WORK TO DO:
Repeat verbatim, and only, the lines of the data below, beginning at the line that contains "Rebuild this chart" and stopping after the line that contains "import numpy as np".

(Collected data entries)
[Begin]
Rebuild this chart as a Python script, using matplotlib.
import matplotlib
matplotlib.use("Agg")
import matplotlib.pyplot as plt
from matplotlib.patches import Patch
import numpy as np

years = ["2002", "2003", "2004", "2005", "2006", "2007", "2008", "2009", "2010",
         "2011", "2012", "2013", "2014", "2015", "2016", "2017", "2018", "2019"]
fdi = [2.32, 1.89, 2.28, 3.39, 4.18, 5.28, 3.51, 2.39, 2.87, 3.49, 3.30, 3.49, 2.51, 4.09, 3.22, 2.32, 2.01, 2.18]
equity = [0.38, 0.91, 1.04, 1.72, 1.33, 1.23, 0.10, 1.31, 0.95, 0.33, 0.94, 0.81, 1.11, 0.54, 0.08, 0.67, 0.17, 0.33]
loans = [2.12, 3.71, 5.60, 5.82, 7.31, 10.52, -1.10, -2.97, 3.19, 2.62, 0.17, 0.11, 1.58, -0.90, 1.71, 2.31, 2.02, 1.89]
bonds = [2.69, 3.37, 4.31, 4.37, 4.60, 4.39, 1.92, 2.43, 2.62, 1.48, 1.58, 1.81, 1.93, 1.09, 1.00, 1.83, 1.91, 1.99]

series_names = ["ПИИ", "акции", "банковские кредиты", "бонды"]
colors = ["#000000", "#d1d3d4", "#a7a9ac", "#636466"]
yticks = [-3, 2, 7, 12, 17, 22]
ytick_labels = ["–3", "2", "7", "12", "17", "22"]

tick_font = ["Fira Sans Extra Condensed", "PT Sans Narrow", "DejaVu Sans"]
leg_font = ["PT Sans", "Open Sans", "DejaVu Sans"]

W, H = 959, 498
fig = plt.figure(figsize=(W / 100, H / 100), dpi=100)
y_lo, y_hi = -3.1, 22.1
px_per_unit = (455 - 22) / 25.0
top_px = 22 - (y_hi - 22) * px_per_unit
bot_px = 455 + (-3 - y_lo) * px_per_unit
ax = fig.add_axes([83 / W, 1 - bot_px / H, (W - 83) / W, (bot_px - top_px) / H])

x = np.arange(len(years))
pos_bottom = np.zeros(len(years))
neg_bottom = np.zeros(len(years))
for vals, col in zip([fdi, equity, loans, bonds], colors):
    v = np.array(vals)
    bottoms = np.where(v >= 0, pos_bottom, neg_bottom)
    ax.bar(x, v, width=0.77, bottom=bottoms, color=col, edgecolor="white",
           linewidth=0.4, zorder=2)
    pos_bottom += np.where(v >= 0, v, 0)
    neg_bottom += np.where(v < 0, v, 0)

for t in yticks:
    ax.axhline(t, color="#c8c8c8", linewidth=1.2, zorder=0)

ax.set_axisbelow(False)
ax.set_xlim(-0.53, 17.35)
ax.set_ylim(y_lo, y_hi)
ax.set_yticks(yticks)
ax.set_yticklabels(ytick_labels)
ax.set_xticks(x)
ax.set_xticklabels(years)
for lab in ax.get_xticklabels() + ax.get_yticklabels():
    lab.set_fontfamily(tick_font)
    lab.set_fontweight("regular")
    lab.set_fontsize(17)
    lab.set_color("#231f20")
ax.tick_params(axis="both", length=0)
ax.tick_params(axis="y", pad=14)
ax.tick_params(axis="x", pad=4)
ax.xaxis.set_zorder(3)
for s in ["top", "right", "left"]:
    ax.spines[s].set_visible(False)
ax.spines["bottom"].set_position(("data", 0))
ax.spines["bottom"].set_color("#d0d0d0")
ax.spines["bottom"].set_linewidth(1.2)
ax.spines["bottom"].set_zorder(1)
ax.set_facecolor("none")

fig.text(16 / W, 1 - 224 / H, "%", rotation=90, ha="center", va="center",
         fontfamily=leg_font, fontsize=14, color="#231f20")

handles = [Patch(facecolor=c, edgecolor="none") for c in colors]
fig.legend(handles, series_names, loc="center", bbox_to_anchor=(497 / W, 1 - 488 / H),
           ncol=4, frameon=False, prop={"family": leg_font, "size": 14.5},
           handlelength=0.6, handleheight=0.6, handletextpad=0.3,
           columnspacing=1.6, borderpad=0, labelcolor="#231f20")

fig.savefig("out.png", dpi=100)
[End]
[Begin]
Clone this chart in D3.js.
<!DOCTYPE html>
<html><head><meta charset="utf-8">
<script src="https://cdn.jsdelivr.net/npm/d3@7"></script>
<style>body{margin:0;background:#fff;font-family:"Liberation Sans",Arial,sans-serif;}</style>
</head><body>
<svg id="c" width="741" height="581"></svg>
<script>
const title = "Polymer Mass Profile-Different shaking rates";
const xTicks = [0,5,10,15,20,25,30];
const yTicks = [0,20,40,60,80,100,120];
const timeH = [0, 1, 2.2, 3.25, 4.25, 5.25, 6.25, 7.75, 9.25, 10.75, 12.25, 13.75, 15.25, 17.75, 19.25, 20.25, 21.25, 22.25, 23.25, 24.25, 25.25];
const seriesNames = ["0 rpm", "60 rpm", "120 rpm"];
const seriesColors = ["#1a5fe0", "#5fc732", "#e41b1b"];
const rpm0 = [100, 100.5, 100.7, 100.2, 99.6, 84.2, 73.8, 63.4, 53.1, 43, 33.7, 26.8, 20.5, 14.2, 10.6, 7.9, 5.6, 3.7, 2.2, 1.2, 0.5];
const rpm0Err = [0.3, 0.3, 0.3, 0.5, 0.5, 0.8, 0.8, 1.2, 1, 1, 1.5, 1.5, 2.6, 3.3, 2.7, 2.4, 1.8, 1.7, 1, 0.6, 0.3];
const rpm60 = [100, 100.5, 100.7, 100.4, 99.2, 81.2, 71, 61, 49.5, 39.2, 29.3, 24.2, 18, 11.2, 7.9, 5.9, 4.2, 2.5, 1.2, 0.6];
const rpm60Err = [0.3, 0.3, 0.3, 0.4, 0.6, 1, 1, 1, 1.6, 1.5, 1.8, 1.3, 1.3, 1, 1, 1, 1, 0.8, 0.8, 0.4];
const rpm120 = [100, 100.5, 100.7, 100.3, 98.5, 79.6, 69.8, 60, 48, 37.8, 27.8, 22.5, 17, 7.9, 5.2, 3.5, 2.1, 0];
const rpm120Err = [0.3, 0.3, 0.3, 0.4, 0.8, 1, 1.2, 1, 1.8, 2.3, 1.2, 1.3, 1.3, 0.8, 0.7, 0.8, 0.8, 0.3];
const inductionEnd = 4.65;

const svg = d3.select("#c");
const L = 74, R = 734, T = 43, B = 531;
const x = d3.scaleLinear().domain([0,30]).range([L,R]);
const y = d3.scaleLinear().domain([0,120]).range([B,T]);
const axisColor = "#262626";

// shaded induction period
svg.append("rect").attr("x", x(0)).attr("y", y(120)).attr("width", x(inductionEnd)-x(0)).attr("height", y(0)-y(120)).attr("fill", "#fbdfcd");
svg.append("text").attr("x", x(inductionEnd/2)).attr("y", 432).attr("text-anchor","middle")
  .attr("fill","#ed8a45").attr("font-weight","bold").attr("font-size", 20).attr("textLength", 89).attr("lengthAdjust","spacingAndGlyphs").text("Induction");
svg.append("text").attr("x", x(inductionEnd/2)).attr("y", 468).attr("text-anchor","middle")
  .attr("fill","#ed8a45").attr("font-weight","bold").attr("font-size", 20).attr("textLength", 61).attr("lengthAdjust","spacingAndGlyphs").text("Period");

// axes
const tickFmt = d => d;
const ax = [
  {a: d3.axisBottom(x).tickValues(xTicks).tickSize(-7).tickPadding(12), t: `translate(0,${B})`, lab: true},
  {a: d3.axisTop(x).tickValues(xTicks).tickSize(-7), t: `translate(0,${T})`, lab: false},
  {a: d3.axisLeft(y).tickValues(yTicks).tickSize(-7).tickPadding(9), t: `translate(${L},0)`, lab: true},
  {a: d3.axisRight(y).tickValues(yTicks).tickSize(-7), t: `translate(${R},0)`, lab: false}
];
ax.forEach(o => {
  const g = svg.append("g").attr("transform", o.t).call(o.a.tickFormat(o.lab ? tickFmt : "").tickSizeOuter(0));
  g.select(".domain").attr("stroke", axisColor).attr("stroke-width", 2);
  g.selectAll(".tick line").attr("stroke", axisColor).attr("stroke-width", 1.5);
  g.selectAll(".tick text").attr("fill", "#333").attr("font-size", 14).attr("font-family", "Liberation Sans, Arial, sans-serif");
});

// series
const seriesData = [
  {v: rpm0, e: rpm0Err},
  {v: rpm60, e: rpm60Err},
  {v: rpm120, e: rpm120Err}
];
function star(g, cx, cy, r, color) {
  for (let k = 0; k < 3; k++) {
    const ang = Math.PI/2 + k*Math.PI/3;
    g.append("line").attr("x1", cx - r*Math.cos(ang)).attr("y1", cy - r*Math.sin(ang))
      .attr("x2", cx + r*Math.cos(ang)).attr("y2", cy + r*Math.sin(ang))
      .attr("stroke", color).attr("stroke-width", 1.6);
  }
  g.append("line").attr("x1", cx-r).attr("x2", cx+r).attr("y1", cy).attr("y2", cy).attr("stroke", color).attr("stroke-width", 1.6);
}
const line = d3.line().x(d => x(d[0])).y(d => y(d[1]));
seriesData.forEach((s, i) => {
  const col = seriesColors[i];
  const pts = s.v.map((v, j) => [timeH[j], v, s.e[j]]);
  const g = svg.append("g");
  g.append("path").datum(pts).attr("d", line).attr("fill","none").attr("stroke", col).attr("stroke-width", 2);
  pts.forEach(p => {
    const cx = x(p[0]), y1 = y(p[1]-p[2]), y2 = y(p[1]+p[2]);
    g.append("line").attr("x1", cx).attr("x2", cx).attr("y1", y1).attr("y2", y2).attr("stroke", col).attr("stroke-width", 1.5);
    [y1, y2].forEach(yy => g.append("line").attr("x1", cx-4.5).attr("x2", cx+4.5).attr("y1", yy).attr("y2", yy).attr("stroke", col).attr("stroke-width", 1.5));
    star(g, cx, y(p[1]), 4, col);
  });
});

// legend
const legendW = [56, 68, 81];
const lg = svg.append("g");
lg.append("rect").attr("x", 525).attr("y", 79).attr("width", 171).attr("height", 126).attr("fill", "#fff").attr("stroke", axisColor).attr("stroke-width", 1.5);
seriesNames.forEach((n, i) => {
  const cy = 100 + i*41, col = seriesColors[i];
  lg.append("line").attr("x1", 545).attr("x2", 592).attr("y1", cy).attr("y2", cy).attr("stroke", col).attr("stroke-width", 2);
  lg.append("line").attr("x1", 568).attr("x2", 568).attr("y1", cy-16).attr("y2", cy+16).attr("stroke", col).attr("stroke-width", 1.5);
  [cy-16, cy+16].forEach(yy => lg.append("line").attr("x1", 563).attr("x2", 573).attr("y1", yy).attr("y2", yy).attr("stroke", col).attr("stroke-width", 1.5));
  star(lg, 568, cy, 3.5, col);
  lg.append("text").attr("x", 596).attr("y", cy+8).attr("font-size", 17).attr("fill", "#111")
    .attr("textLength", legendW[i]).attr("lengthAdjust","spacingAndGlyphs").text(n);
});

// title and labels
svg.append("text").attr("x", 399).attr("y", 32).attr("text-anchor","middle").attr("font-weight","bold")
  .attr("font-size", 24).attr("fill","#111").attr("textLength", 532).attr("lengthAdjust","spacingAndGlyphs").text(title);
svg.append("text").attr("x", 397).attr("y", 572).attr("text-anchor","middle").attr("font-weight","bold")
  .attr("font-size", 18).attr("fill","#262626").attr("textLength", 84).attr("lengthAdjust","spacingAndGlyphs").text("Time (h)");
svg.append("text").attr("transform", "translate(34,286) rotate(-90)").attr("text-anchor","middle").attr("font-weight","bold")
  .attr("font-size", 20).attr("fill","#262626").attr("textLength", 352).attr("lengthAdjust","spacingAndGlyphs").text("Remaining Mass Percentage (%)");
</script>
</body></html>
[End]
CORRECT ANSWER:
Rebuild this chart as a Python script, using matplotlib.
import matplotlib
matplotlib.use("Agg")
import matplotlib.pyplot as plt
from matplotlib.patches import Patch
import numpy as np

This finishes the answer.